After buying loads at 90% disccount, will you ever buy it again at full price?

Marketing and sales need to work hand in hand together to grow businesses.  However, sometimes marketing and sales have unnecessary conflicts on the strategies used.  Here are some areas of conflict:

1) Sales often want to sell the better product.  As in a really technically superior product that works better than competitors.  However, marketing wants a better brand story and perception for the product instead.  Marketing wants to improve the perception of the product in consumers’ minds.  Both areas are important, but each function needs to understand where the other party is coming from.

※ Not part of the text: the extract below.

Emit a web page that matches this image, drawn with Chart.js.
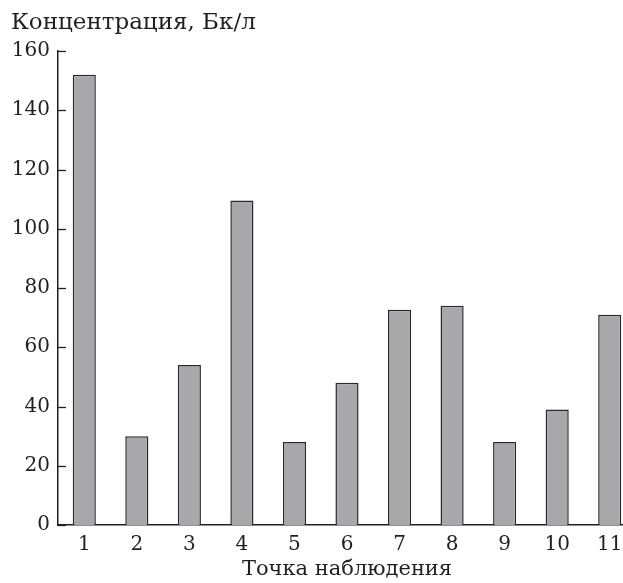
<!DOCTYPE html>
<html><head><meta charset="utf-8">
<script src="https://cdn.jsdelivr.net/npm/chart.js@4"></script>
<style>html,body{margin:0;padding:0;overflow:hidden;background:#fff}#wrap{width:642px;height:583px}</style>
</head><body><div id="wrap"><canvas id="c" width="642" height="583"></canvas></div>
<script>
const categories = ['1','2','3','4','5','6','7','8','9','10','11'];
const concentration = [152, 30, 54, 109.5, 28, 48, 72.7, 74, 28, 39, 71];
const yMin = 0, yMax = 160, yStep = 20;
const yAxisTitle = 'Концентрация, Бк/л';
const xAxisTitle = 'Точка наблюдения';

const FONT = "'DejaVu Serif', 'Liberation Serif', serif";
const INK = '#231f20';

const inwardTicks = {
  id: 'inwardTicks',
  afterDraw(chart) {
    const y = chart.scales.y, ctx = chart.ctx;
    ctx.save();
    ctx.strokeStyle = INK; ctx.lineWidth = 1.3;
    y.ticks.forEach(t => {
      const p = Math.round(y.getPixelForValue(t.value)) + 0.5;
      ctx.beginPath(); ctx.moveTo(y.right, p); ctx.lineTo(y.right + 8, p); ctx.stroke();
    });
    ctx.restore();
  }
};

new Chart(document.getElementById('c'), {
  type: 'bar',
  data: { labels: categories, datasets: [{
    data: concentration,
    backgroundColor: '#a7a8ac',
    borderColor: '#2a2a2a',
    borderWidth: 1.5,
    barPercentage: 0.44,
    categoryPercentage: 1
  }]},
  options: {
    responsive: false, animation: false,
    layout: { padding: { left: 11, right: 6, top: 0, bottom: 0 } },
    plugins: {
      legend: { display: false }, tooltip: { enabled: false },
      title: { display: true, text: yAxisTitle, align: 'start', color: INK,
        font: { family: FONT, size: 23, weight: 'normal' }, padding: { top: 9, bottom: 14.4 } }
    },
    scales: {
      x: {
        grid: { display: false, drawTicks: false },
        border: { display: true, color: INK, width: 1.5 },
        ticks: { color: INK, font: { family: FONT, size: 20 }, padding: 8, maxRotation: 0 },
        title: { display: true, text: xAxisTitle, color: INK, font: { family: FONT, size: 21 }, padding: { top: 0, bottom: 1 } },
        afterFit(s) { s.height = 58; }
      },
      y: {
        min: yMin, max: yMax,
        grid: { display: false, drawTicks: false },
        border: { display: true, color: INK, width: 1.5 },
        ticks: { stepSize: yStep, color: INK, font: { family: FONT, size: 20 }, padding: 8 },
        afterFit(s) { s.width = 47; }
      }
    }
  },
  plugins: [inwardTicks]
});
</script></body></html>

2) Sales people like line extensions, as it leverages on an existing brand strength to sell additional products.  It does increase sales in the short term, but in the long run you risk diluting the brand equity.  This is what marketing fears the most.  E.g. if your product is in top of mind for the ‘longest lasting pen’, you will risk diluting it with line extensions into other stationery products like rulers, pencils and erasers.  Ok to have line extensions, but beware of over extending.

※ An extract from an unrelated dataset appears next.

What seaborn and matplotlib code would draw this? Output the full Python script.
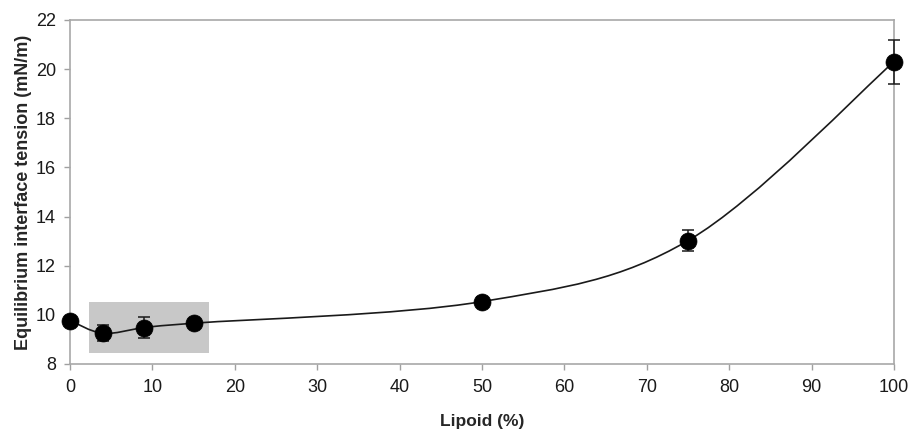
import numpy as np
import pandas as pd
import matplotlib
matplotlib.use("Agg")
import matplotlib.pyplot as plt
from matplotlib.path import Path
from matplotlib.patches import PathPatch, Rectangle
import seaborn as sns

# Data
lipoid = [0, 4, 9, 15, 50, 75, 100]
tension = [9.77, 9.25, 9.48, 9.66, 10.54, 13.02, 20.3]
tension_err = [0.0, 0.33, 0.44, 0.0, 0.2, 0.42, 0.9]
highlight_x = [2.35, 16.85]
highlight_y = [8.44, 10.54]
x_ticks = [0, 10, 20, 30, 40, 50, 60, 70, 80, 90, 100]
y_ticks = [8, 10, 12, 14, 16, 18, 20, 22]
x_label = "Lipoid (%)"
y_label = "Equilibrium interface tension (mN/m)"

sns.set_style("white")
plt.rcParams['font.family'] = ['Liberation Sans', 'DejaVu Sans']

df = pd.DataFrame({"lipoid": lipoid, "tension": tension, "err": tension_err})

fig = plt.figure(figsize=(9.1, 4.29), dpi=100)
ax = fig.add_axes([70/910, 1 - 364/429, (894-70)/910, (364-20)/429])

# highlight box
ax.add_patch(Rectangle((highlight_x[0], highlight_y[0]),
                       highlight_x[1]-highlight_x[0], highlight_y[1]-highlight_y[0],
                       facecolor="#c8c8c8", edgecolor="none", zorder=1))

# smoothed line (Excel-style cubic Bezier through the data points)
pts = np.column_stack([df["lipoid"], df["tension"]]).astype(float)
verts = [tuple(pts[0])]
codes = [Path.MOVETO]
n = len(pts)
for i in range(n - 1):
    p0 = pts[i - 1] if i > 0 else pts[i]
    p1 = pts[i]
    p2 = pts[i + 1]
    p3 = pts[i + 2] if i + 2 < n else pts[i + 1]
    c1 = p1 + (p2 - p0) / 6.0
    c2 = p2 - (p3 - p1) / 6.0
    verts += [tuple(c1), tuple(c2), tuple(p2)]
    codes += [Path.CURVE4] * 3
ax.add_patch(PathPatch(Path(verts, codes), facecolor="none", edgecolor="#1a1a1a",
                       linewidth=1.2, zorder=2))

# error bars
ax.errorbar(df["lipoid"], df["tension"], yerr=df["err"], fmt="none",
            ecolor="#1a1a1a", elinewidth=1.1, capsize=4, capthick=1.1, zorder=3,
            clip_on=False)

# markers
sns.scatterplot(data=df, x="lipoid", y="tension", ax=ax, s=150, color="black",
                edgecolor="black", linewidth=0.5, zorder=4, legend=False,
                clip_on=False)

ax.set_xlim(0, 100)
ax.set_ylim(8, 22)
ax.set_xticks(x_ticks)
ax.set_yticks(y_ticks)
ax.set_xlabel(x_label, fontsize=12.5, fontweight="bold", labelpad=13)
ax.set_ylabel(y_label, fontsize=13, fontweight="bold", labelpad=3)
ax.tick_params(axis="both", which="major", labelsize=13, labelcolor="#1a1a1a",
               length=4, width=1, direction="out", color="#a0a0a0",
               bottom=True, left=True, top=False, right=False)
ax.tick_params(axis="x", pad=7)
ax.tick_params(axis="y", pad=6)
for s in ax.spines.values():
    s.set_color("#a8a8a8")
    s.set_linewidth(1.2)

fig.savefig("out.png", dpi=100)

3) Sales often like to run coupons and promotions such as discounts.  This again generates lots of short term sales, but could be damaging in the long run.  Lots of resources and money goes into running these promotions, which could be better used for branding efforts.  It may also attract customers who buy your products because they are cheaper, but not so later after the promotion has ended.

As I have said, both functions have good intentions.  Ultimately, the company need to have longer term views, and not pressure sales and marketing too much for short term performance at the detriment of long term success.